## Supplied material

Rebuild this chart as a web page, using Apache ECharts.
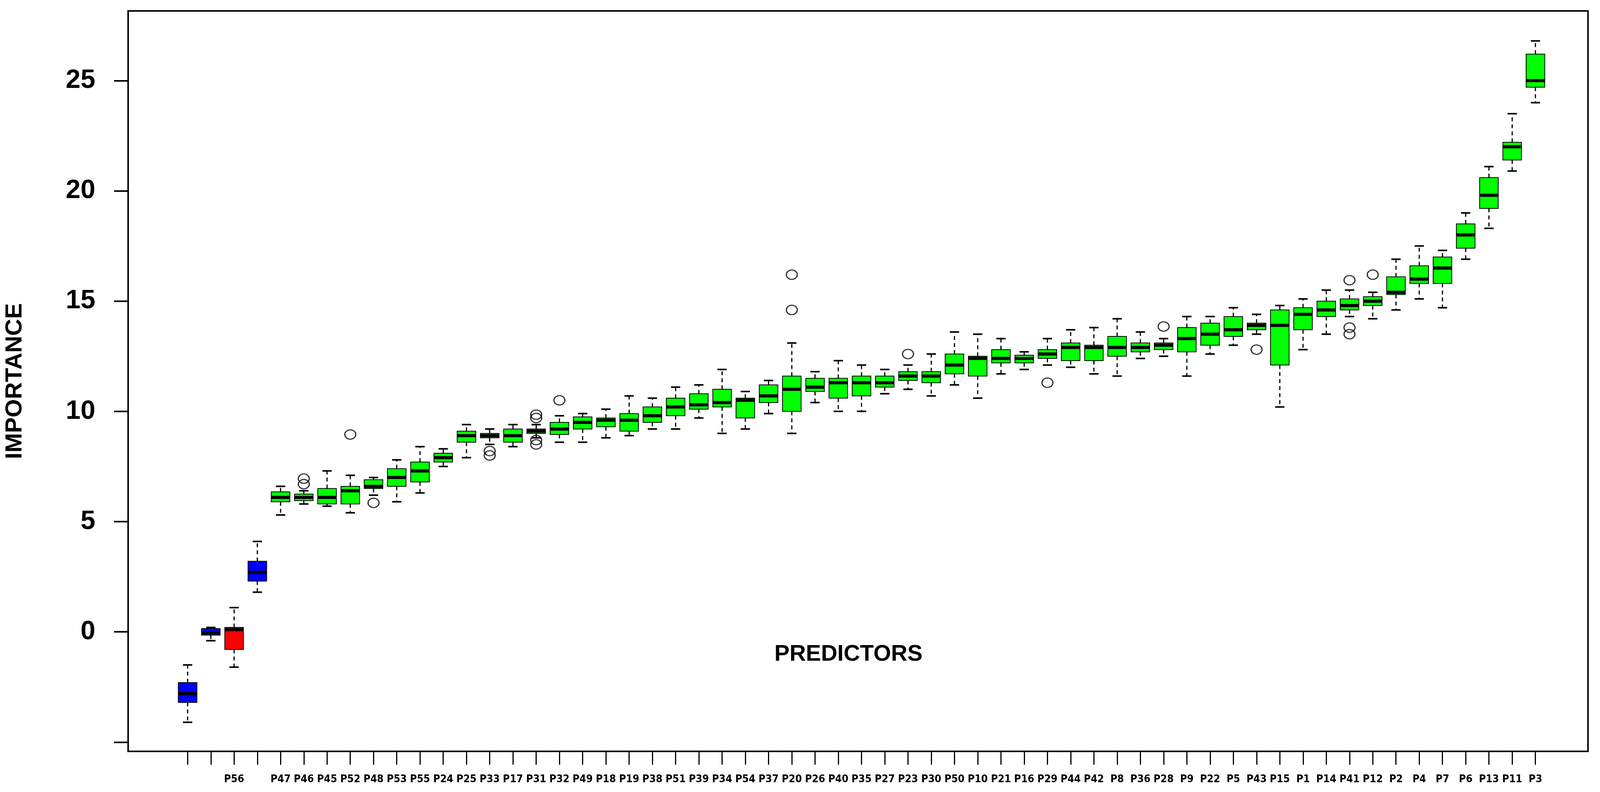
<!DOCTYPE html>
<html>
<head>
<meta charset="UTF-8">
<title>Importance</title>
<style>
  html, body { margin: 0; padding: 0; background: #fff; overflow: hidden; }
  #chart { width: 100vw; height: 100vh; }
</style>
<script src="https://cdn.jsdelivr.net/npm/echarts@6/dist/echarts.min.js"></script>
</head>
<body>
<div id="chart"></div>
<script>
// predictor labels (blank ones are hidden by overlap in the original)
var categories = ['', '', 'P56', '', 'P47', 'P46', 'P45', 'P52', 'P48', 'P53', 'P55', 'P24', 'P25', 'P33',
  'P17', 'P31', 'P32', 'P49', 'P18', 'P19', 'P38', 'P51', 'P39', 'P34', 'P54', 'P37', 'P20', 'P26',
  'P40', 'P35', 'P27', 'P23', 'P30', 'P50', 'P10', 'P21', 'P16', 'P29', 'P44', 'P42', 'P8', 'P36',
  'P28', 'P9', 'P22', 'P5', 'P43', 'P15', 'P1', 'P14', 'P41', 'P12', 'P2', 'P4', 'P7', 'P6', 'P13',
  'P11', 'P3'];

// 0 = shadow (blue), 1 = rejected (red), 2 = confirmed (green)
var groups = [0, 0, 1, 0];
for (var g = 4; g < categories.length; g++) groups.push(2);

// [min, q1, median, q3, max]
var boxes = [
  [-4.1, -3.2, -2.8, -2.3, -1.5],
  [-0.4, -0.15, -0.05, 0.15, 0.2],
  [-1.6, -0.8, 0.1, 0.2, 1.1],
  [1.8, 2.3, 2.7, 3.2, 4.1],
  [5.3, 5.9, 6.1, 6.35, 6.6],
  [5.8, 5.95, 6.1, 6.25, 6.4],
  [5.7, 5.8, 6.1, 6.5, 7.3],
  [5.4, 5.8, 6.4, 6.6, 7.1],
  [6.2, 6.5, 6.6, 6.9, 7.0],
  [5.9, 6.6, 7.0, 7.4, 7.8],
  [6.3, 6.8, 7.3, 7.7, 8.4],
  [7.5, 7.7, 7.9, 8.1, 8.3],
  [7.9, 8.6, 8.9, 9.1, 9.4],
  [8.5, 8.8, 8.9, 9.0, 9.2],
  [8.4, 8.6, 8.9, 9.2, 9.4],
  [8.8, 9.0, 9.1, 9.2, 9.4],
  [8.6, 8.95, 9.2, 9.5, 9.8],
  [8.6, 9.2, 9.5, 9.75, 9.9],
  [8.8, 9.3, 9.6, 9.7, 10.1],
  [8.9, 9.1, 9.6, 9.9, 10.7],
  [9.2, 9.5, 9.8, 10.2, 10.6],
  [9.2, 9.8, 10.2, 10.6, 11.1],
  [9.7, 10.1, 10.3, 10.8, 11.2],
  [9.0, 10.2, 10.4, 11.0, 11.9],
  [9.2, 9.7, 10.5, 10.6, 10.9],
  [9.9, 10.4, 10.7, 11.2, 11.4],
  [9.0, 10.0, 11.0, 11.6, 13.1],
  [10.4, 10.9, 11.1, 11.5, 11.8],
  [10.0, 10.6, 11.3, 11.5, 12.3],
  [10.0, 10.7, 11.3, 11.6, 12.1],
  [10.8, 11.1, 11.3, 11.6, 11.9],
  [11.0, 11.4, 11.6, 11.8, 12.1],
  [10.7, 11.3, 11.6, 11.8, 12.6],
  [11.2, 11.7, 12.1, 12.6, 13.6],
  [10.6, 11.6, 12.4, 12.5, 13.5],
  [11.7, 12.2, 12.4, 12.8, 13.3],
  [11.9, 12.2, 12.4, 12.55, 12.7],
  [12.1, 12.4, 12.6, 12.8, 13.3],
  [12.0, 12.3, 12.9, 13.1, 13.7],
  [11.7, 12.3, 12.9, 13.0, 13.8],
  [11.6, 12.5, 12.9, 13.4, 14.2],
  [12.4, 12.7, 12.9, 13.1, 13.6],
  [12.5, 12.8, 13.0, 13.1, 13.3],
  [11.6, 12.7, 13.3, 13.8, 14.3],
  [12.6, 13.0, 13.5, 14.0, 14.3],
  [13.0, 13.4, 13.7, 14.3, 14.7],
  [13.5, 13.7, 13.9, 14.0, 14.4],
  [10.2, 12.1, 13.9, 14.6, 14.8],
  [12.8, 13.7, 14.4, 14.7, 15.1],
  [13.5, 14.3, 14.6, 15.0, 15.5],
  [14.3, 14.6, 14.8, 15.1, 15.5],
  [14.2, 14.8, 15.0, 15.2, 15.4],
  [14.6, 15.3, 15.4, 16.1, 16.9],
  [15.1, 15.8, 16.0, 16.6, 17.5],
  [14.7, 15.8, 16.5, 17.0, 17.3],
  [16.9, 17.4, 18.0, 18.5, 19.0],
  [18.3, 19.2, 19.8, 20.6, 21.1],
  [20.9, 21.4, 22.0, 22.2, 23.5],
  [24.0, 24.7, 25.0, 26.2, 26.8]
];

// [category index, value]
var outliers = [
  [5, 6.7], [5, 6.95], [7, 8.95], [8, 5.85], [13, 8.0], [13, 8.2],
  [15, 8.5], [15, 8.7], [15, 9.7], [15, 9.85], [16, 10.5], [26, 14.6], [26, 16.2],
  [31, 12.6], [37, 11.3], [42, 13.85], [46, 12.8], [50, 13.5], [50, 13.8], [50, 15.95],
  [51, 16.2]
];

var yTicks = [-5, 0, 5, 10, 15, 20, 25];
var yLabels = [0, 5, 10, 15, 20, 25];

var colors = ['#0000ff', '#ff0000', '#00ff00'];
var yMin = -5.42, yMax = 28.16;

var boxData = boxes.map(function (b, i) {
  return [i, b[0], b[1], b[2], b[3], b[4], groups[i]];
});

function renderBox(params, api) {
  var x = api.value(0);
  var pMin = api.coord([x, api.value(1)]);
  var pQ1 = api.coord([x, api.value(2)]);
  var pMed = api.coord([x, api.value(3)]);
  var pQ3 = api.coord([x, api.value(4)]);
  var pMax = api.coord([x, api.value(5)]);
  var bw = api.size([1, 0])[0] * 0.8;
  var cx = pMed[0];
  var dash = { stroke: '#000', lineWidth: 3, lineDash: [10, 8] };
  var solid = { stroke: '#000', lineWidth: 4 };
  return {
    type: 'group',
    children: [
      { type: 'line', shape: { x1: cx, y1: pQ3[1], x2: cx, y2: pMax[1] }, style: dash },
      { type: 'line', shape: { x1: cx, y1: pQ1[1], x2: cx, y2: pMin[1] }, style: dash },
      { type: 'line', shape: { x1: cx - bw / 4, y1: pMax[1], x2: cx + bw / 4, y2: pMax[1] }, style: solid },
      { type: 'line', shape: { x1: cx - bw / 4, y1: pMin[1], x2: cx + bw / 4, y2: pMin[1] }, style: solid },
      { type: 'rect', shape: { x: cx - bw / 2, y: pQ3[1], width: bw, height: pQ1[1] - pQ3[1] },
        style: { fill: colors[api.value(6)], stroke: '#000', lineWidth: 2 } },
      { type: 'line', shape: { x1: cx - bw / 2, y1: pMed[1], x2: cx + bw / 2, y2: pMed[1] },
        style: { stroke: '#000', lineWidth: 8 } }
    ]
  };
}

var chart = echarts.init(document.getElementById('chart'));
chart.setOption({
  animation: false,
  backgroundColor: '#fff',
  grid: [
    { left: '7.56%', right: '0.75%', top: '1.38%', bottom: '5.13%', show: true, borderColor: '#000', borderWidth: 4 },
    { left: '11.0%', right: '3.31%', top: '1.38%', bottom: '5.13%' }
  ],
  xAxis: [
    { gridIndex: 0, type: 'value', min: 0, max: 1, show: false },
    {
      gridIndex: 1, type: 'category', data: categories, position: 'bottom',
      axisLine: { show: false, onZero: false },
      axisTick: { show: true, alignWithLabel: true, interval: 0, length: 34, lineStyle: { color: '#000', width: 3 } },
      axisLabel: {
        interval: 0, margin: 58, fontSize: 27, fontWeight: 'bold', color: '#000',
        fontFamily: 'Liberation Sans Narrow, DejaVu Sans Condensed, sans-serif'
      }
    }
  ],
  yAxis: [
    {
      gridIndex: 0, type: 'value', min: yMin, max: yMax,
      name: 'IMPORTANCE', nameLocation: 'middle', nameGap: 260, nameRotate: 90,
      nameTextStyle: { fontSize: 60, fontWeight: 'bold', color: '#000', fontFamily: 'Liberation Sans, Arial, sans-serif' },
      splitLine: { show: false },
      axisLine: { show: false },
      axisTick: { show: true, length: 36, customValues: yTicks, lineStyle: { color: '#000', width: 4 } },
      axisLabel: {
        customValues: yLabels, margin: 84, fontSize: 68, fontWeight: 'bold', color: '#000',
        fontFamily: 'Liberation Sans, Arial, sans-serif'
      }
    },
    { gridIndex: 1, type: 'value', min: yMin, max: yMax, show: false, splitLine: { show: false } }
  ],
  graphic: [{
    type: 'text', left: '48.4%', top: '81.2%',
    style: { text: 'PREDICTORS', fontSize: 58, fontWeight: 'bold', fill: '#000', fontFamily: 'Liberation Sans, Arial, sans-serif' }
  }],
  series: [
    {
      type: 'custom', xAxisIndex: 1, yAxisIndex: 1,
      renderItem: renderBox, data: boxData,
      encode: { x: 0, y: [1, 2, 3, 4, 5] }
    },
    {
      type: 'scatter', xAxisIndex: 1, yAxisIndex: 1,
      data: outliers, symbol: 'circle', symbolSize: [28, 24],
      itemStyle: { color: 'rgba(0,0,0,0)', borderColor: '#000', borderWidth: 3 }
    }
  ]
});
</script>
</body>
</html>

## Task
Look at the listing and set down only the lines from its start through the line with "for (var g = 4;", word for word and without pictures.

## Exercise output
Rebuild this chart as a web page, using Apache ECharts.
<!DOCTYPE html>
<html>
<head>
<meta charset="UTF-8">
<title>Importance</title>
<style>
  html, body { margin: 0; padding: 0; background: #fff; overflow: hidden; }
  #chart { width: 100vw; height: 100vh; }
</style>
<script src="https://cdn.jsdelivr.net/npm/echarts@6/dist/echarts.min.js"></script>
</head>
<body>
<div id="chart"></div>
<script>
// predictor labels (blank ones are hidden by overlap in the original)
var categories = ['', '', 'P56', '', 'P47', 'P46', 'P45', 'P52', 'P48', 'P53', 'P55', 'P24', 'P25', 'P33',
  'P17', 'P31', 'P32', 'P49', 'P18', 'P19', 'P38', 'P51', 'P39', 'P34', 'P54', 'P37', 'P20', 'P26',
  'P40', 'P35', 'P27', 'P23', 'P30', 'P50', 'P10', 'P21', 'P16', 'P29', 'P44', 'P42', 'P8', 'P36',
  'P28', 'P9', 'P22', 'P5', 'P43', 'P15', 'P1', 'P14', 'P41', 'P12', 'P2', 'P4', 'P7', 'P6', 'P13',
  'P11', 'P3'];

// 0 = shadow (blue), 1 = rejected (red), 2 = confirmed (green)
var groups = [0, 0, 1, 0];
for (var g = 4; g < categories.length; g++) groups.push(2);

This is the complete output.